Daily Archives: Monday, August 24th, 2015
Invest 98L Now On The Radar After Danny Dissipates: Dry Air and Vertical Shear Too Much For Now
After lightning and thunder diverted hurricane hunters overnight, Danny gave up his fight to be tropically cyclonic this morning. Wind shear and dry air were too much to keep Danny’s thunderstorms vertically aligned during the post-sunrise hours. This appears to be keeping Danny at bay this evening while still bringing some of the islands much needed rainfall. Rainfall also falling in the in the far western Hawaiian Atolls along with a tropical storm force winds. Invest 98L, soon to be tropical storm Erika, is starting to develop characteristics of a tropical storm this evening. Hurricane Hunters head there tomorrow afternoon.
Chances are good that many of the islands will pick up upwards of 2″ of rainfall. Rain will likely taper off from east to west overnight starting in Guadeloupe and pick up in the Virgin Islands over the next few hours in an intermittent to scattered nature. Puerto Rico will likely see some shower activity during the early morning hours too. If Danny continues its trend of overnight thunderstorm flare ups, some could see stormy skies from St. Croix to Nevis. Chances of redevelopment are low, and impacts to the greater antilles will be limited to rainfall and breezy-at-times conditions.
Hawaiian Tropical Systems: Flooded Big Island
Although Kilo did not directly impact the island chain, it did kick start deep tropical moisture well to it’s east and north. Much of the big island was under a Flash Flood Warning this afternoon due to orographic lifting combining with that moisture. A flash flood watch remains in place for the rest of the afternoon and early evening (locally in HI) for more heavy rainfall. Honolulu had it’s wettest August day ever. Kilo itself is still a tropical depression a few hundred miles southwest of the islands being held away from Hawaii by high pressure. Intensification is anticipated throughout the week and Kilo is still expected to become a hurricane. Impacts remain to be rainfall due to deep southeasterly winds over the Hawaiian islands and winds up to tropical storm force on Johnston Atoll today and early tomorrow. Marine and aviation interests should be abreast of the latest information if they are expecting to be in the area SW of Hawaii over the next week.
Tropical Storm Loke should continue to intensify throughout the day and could bring hurricane conditions overnight in the far western atolls of Hawaii. By tomorrow evening Loke will move northwestward into the open Pacific.

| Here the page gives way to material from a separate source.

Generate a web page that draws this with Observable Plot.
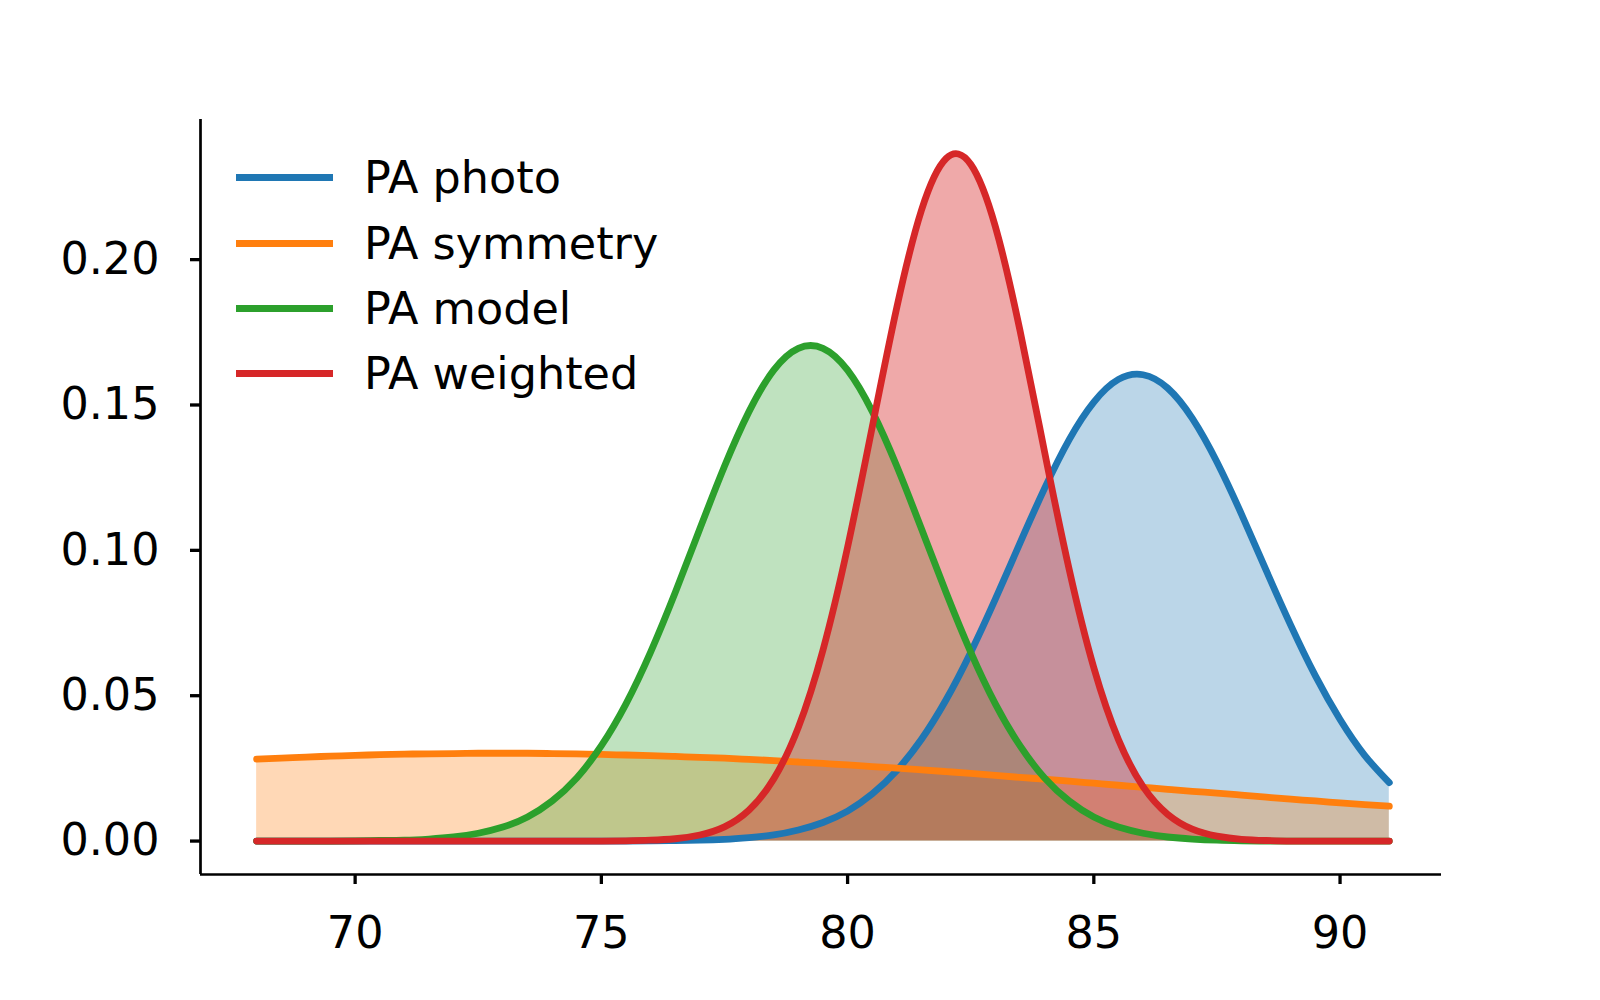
<!DOCTYPE html>
<html>
<head>
<meta charset="utf-8">
<script src="https://cdn.jsdelivr.net/npm/d3@7"></script>
<script src="https://cdn.jsdelivr.net/npm/@observablehq/plot@0.6"></script>
<style>
  html, body { margin: 0; padding: 0; background: white; }
  #wrap { position: relative; width: 1600px; height: 1000px; font-family: "DejaVu Sans", sans-serif; }
  #legend { position: absolute; left: 236px; top: 145px; }
  .row { display: flex; align-items: center; height: 65.4px; }
  .swatch { width: 97px; height: 7px; margin-right: 31px; }
  .lab { font-size: 44.5px; color: black; white-space: nowrap; }
</style>
</head>
<body>
<div id="wrap"><div id="legend"></div></div>
<script>
const seriesNames = ["PA photo", "PA symmetry", "PA model", "PA weighted"];
const seriesColors = ["#1f77b4", "#ff7f0e", "#2ca02c", "#d62728"];
const seriesFillOpacity = [0.3, 0.3, 0.3, 0.4];

const xs = [68,68.5,69,69.5,70,70.5,71,71.5,72,72.5,73,73.5,74,74.5,75,75.5,76,76.5,77,77.5,78,78.5,79,79.5,80,80.5,81,81.5,82,82.5,83,83.5,84,84.5,85,85.5,86,86.5,87,87.5,88,88.5,89,89.5,90,90.5,91];

const paPhoto = [0,0,0,0,0,0,0,0,0,0,0,0,0,0,0,0,
  0.0001,0.0002,0.0003,0.0006,0.0012,0.0021,0.0038,0.0064,0.0103,0.0162,0.0243,0.0350,0.0486,0.0649,0.0832,0.1025,0.1213,0.1381,0.1510,0.1588,0.1604,0.1558,0.1454,0.1304,0.1124,0.0931,0.0742,0.0568,0.0418,0.0295,0.0201];

const paSymmetry = [0.0282,0.0285,0.0289,0.0292,0.0295,0.0297,0.0299,0.0300,0.0301,0.0302,0.0302,0.0302,0.0301,0.0300,0.0298,0.0296,0.0294,0.0291,0.0288,0.0285,0.0281,0.0277,0.0272,0.0267,0.0262,0.0256,0.0251,0.0245,0.0239,0.0233,0.0226,0.0219,0.0213,0.0206,0.0199,0.0192,0.0185,0.0178,0.0171,0.0165,0.0158,0.0151,0.0144,0.0138,0.0131,0.0125,0.0120];

const paModel = [0,0,0,0,0.0001,0.0002,0.0003,0.0007,0.0014,0.0027,0.0048,0.0083,0.0138,0.0217,0.0328,0.0472,0.0650,0.0855,0.1074,0.1289,0.1478,0.1620,0.1695,0.1695,0.1620,0.1478,0.1289,0.1074,0.0855,0.0650,0.0472,0.0328,0.0217,0.0138,0.0083,0.0048,0.0027,0.0014,0.0007,0.0003,0.0001,0,0,0,0,0,0];

const paWeighted = [0,0,0,0,0,0,0,0,0,0,0,0,0,0,0,
  0.0001,0.0003,0.0008,0.0021,0.0049,0.0107,0.0214,0.0391,0.0657,0.1011,0.1424,0.1836,0.2170,0.2348,0.2328,0.2114,0.1757,0.1339,0.0934,0.0596,0.0349,0.0187,0.0092,0.0041,0.0017,0.0006,0.0002,
  0,0,0,0,0];

const xTicks = [70, 75, 80, 85, 90];
const yTicks = [0, 0.05, 0.10, 0.15, 0.20];
const xDomain = [66.86, 92.06];
const yDomain = [-0.0115, 0.2482];

const allSeries = [paPhoto, paSymmetry, paModel, paWeighted];
const tables = allSeries.map(vals => xs.map((x, i) => ({x, y: vals[i]})));

const fills = tables.map((t, k) => Plot.areaY(t, {x: "x", y: "y", fill: seriesColors[k], fillOpacity: seriesFillOpacity[k], curve: "natural"}));
const lines = tables.map((t, k) => Plot.lineY(t, {x: "x", y: "y", stroke: seriesColors[k], strokeWidth: 6.8, curve: "natural"}));

const chart = Plot.plot({
  width: 1600,
  height: 1000,
  marginLeft: 200,
  marginRight: 159,
  marginTop: 119,
  marginBottom: 126,
  style: {fontFamily: "DejaVu Sans", fontSize: "44.5px", background: "white", color: "black"},
  x: {domain: xDomain, label: null},
  y: {domain: yDomain, label: null},
  marks: [
    ...fills,
    ...lines,
    Plot.ruleX([xDomain[0]], {stroke: "black", strokeWidth: 2.7}),
    Plot.ruleY([yDomain[0]], {stroke: "black", strokeWidth: 2.7}),
    Plot.axisX({ticks: xTicks, tickSize: 10, tickPadding: 32, strokeWidth: 3.3, label: null, fontSize: 44.5, fill: "black"}),
    Plot.axisY({ticks: yTicks, tickSize: 10, tickPadding: 31, strokeWidth: 3.3, tickFormat: d3.format(".2f"), label: null, fontSize: 44.5, fill: "black"})
  ]
});

const wrap = document.getElementById("wrap");
chart.style.position = "absolute";
chart.style.left = "0px";
chart.style.top = "0px";
wrap.insertBefore(chart, wrap.firstChild);

const legend = document.getElementById("legend");
seriesNames.forEach((name, k) => {
  const row = document.createElement("div");
  row.className = "row";
  const sw = document.createElement("div");
  sw.className = "swatch";
  sw.style.background = seriesColors[k];
  const lab = document.createElement("div");
  lab.className = "lab";
  lab.textContent = name;
  row.appendChild(sw);
  row.appendChild(lab);
  legend.appendChild(row);
});
</script>
</body>
</html>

Invest 98L…soon to be Tropical Storm Erika:
This invest will be one to watch over the next few days. Any uptick in convective activity over a sustained period will result in the formation of tropical storm Erika. Earlier ASCAT data showed that 98L was candy cane shaped with tropical storm force winds covering three-quarters of 98L’s circulation. Due to 98L’s fast forward speed it has struggled to maintain convection on the northern flank and westerly winds on the southern flank. Recent Windsat missed the western and much of the southern side of the system, which is where the trough of low pressure is likely open. Larger and faster systems have a harder time closing off due to the reversal of winds that is needed to close of the system. Winds on the southern side must blow against the mean flow to close of a tropical cyclone. A buoy near the center of circulation did not show west winds throughout the day, but has recently shown SSW winds getting to near tropical storm force. The windsat pass did show SW winds over a large region, although rain contaminated.
Winds are estimated to be in the 40-45 mph range with a pressure around 1004 mb. Upon upgrade, Erika will be named without going through the tropical depression stage first. Intensification is possible over the next three days in a low shear environment and more moist air. Due to 98L’s larger size, it has been able to create an anticyclone aloft that has lessened wind shear near what will be a low level center. It seems that Danny was able to moisten the MDR all the way to the Caribbean, and thus this system may not have to deal with as much dry air.
Much like Danny, future Erika will be guided toward the WNW by the Bermuda High, although at a slightly higher latitude. The exact trajectory that this system takes still has to be nailed down by future models, but there is a decent agreement in the current models of a slowly intensifying system approaching the islands in a few days. A weaker system will again be farther south. I have left off day five in the graphic above due to higher than normal uncertainty. Models have been playing with a late week trough that would drop into the southeastern United States, which would pick up this system. The trend – our friend – is for a weaker trough coming down. The results of this and the strength of the ridge remain to be seen.
Hurricane Hunters will be going out tomorrow and for much of the week to get a better idea of what is going on. It looks like more rain is on the way. Tropical storm watches may be needed soon for some of the islands.
Have a good night, stay prepared and safe!